Daughters of the Occupation, published this year, is “inspired by true events” and a real gut-punching piece of historical fiction. Author Shelly Sanders discovered some truths about her family’s past as Jews in Riga when both Soviets and Nazis overran the country and persecuted them. She used this information as a springboard to write a novel about Miriam and Sarah, a grandmother and granddaughter who embark on harrowing journeys in very different time periods to find their family members and preserve their history. Chapters alternate between Miriam’s story, set in Latvia during the war, and Sarah’s, set in 1976 Chicago and Latvia.
The novel opens in 1976 with the funeral for Sarah’s mother/Miriam’s daughter Ilana, and we learn very quickly that the relationships among these three women have been tense. Ilana and her mother had been estranged for years, and Sarah’s attempts to become closer to Miriam are rebuffed. Inter-generational conflict is certainly not unusual in any family, but in the case of these women, terrible family secrets are at the root of the problem. When Sarah goes through her mother’s belongings, she discovers photos and letters from her mother’s childhood in Riga. When she asks Miriam for answers, she learns that Miriam had had two children — Ilana and a son named Monya whom Miriam could not find when WWII ended.

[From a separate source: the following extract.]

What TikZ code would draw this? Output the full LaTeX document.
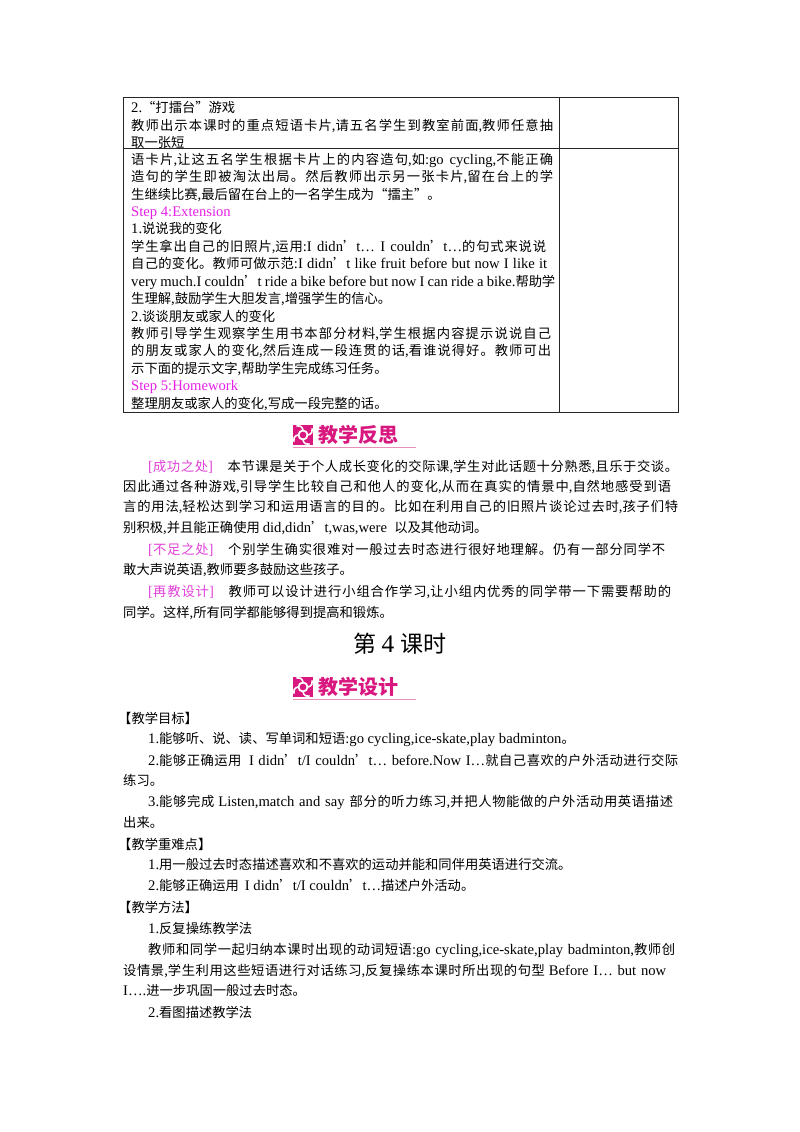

Sarah’s questions spark painful memories for Miriam. The chapters from her point of view show the reader the fate of Riga’s Jews after the first Soviet invasion, then after the Nazi invasion and finally after the return of the Soviets. Sanders goes into graphic and horrifying detail in describing the fate of Latvian Jews in the forties and the horrible sacrifices Miriam had to make in order to survive and find her children again. The description of the massacre at Rumbula, which is on a par with Babi Yar in its atrocity, will probably stay with me forever. Miriam’s pain, her torment and her silence make more sense after reading about the terror and death that dominated her life during the war.
For Sarah, an American girl raised without exposure to her Jewish roots, learning about Latvia and Rumbula at the local library is shocking, and discovering that she might have an uncle still alive in Latvia serves as the impetus for her to try to find him before her grandmother dies. The chapters about Sarah’s journey were very interesting to me, and they serve as a reminder that many people today would have no idea how incredibly difficult and dangerous it would have been to travel to the Soviet Union (of which Latvia was a part) and ask questions about the past. Sanders, in her authors’ note, explains how she researched this part of the novel, and how she used real stories of people like Sarah to describe the fictional trip to Riga in 1976. Think of the stories you might read today about Americans going to China or North Korea, and you might get a sense of the restrictions placed on information and people there, and the political danger you might find yourself in if caught doing or saying something forbidden. Sarah has little time and doesn’t know the language. She has to decide whom to trust and whether her desire for the truth might cause danger for the person she hopes to find.
I appreciate that Sanders does not tie up her story in a neat little “happily ever after” bow. While losing and then trying to find Monya is the point of the two narratives, it’s really the story of Miriam and Sarah, their relationship, that is central. The trauma of the Holocaust is passed down generation to generation and, as painful as it is, remembering it and speaking it is vital. It honors the memory of those who perished and, we hope, teaches us how to recognize and prevent genocide from occurring again (something that, I fear, we are failing at). Overall, this book is a revelation and very well conceived and written.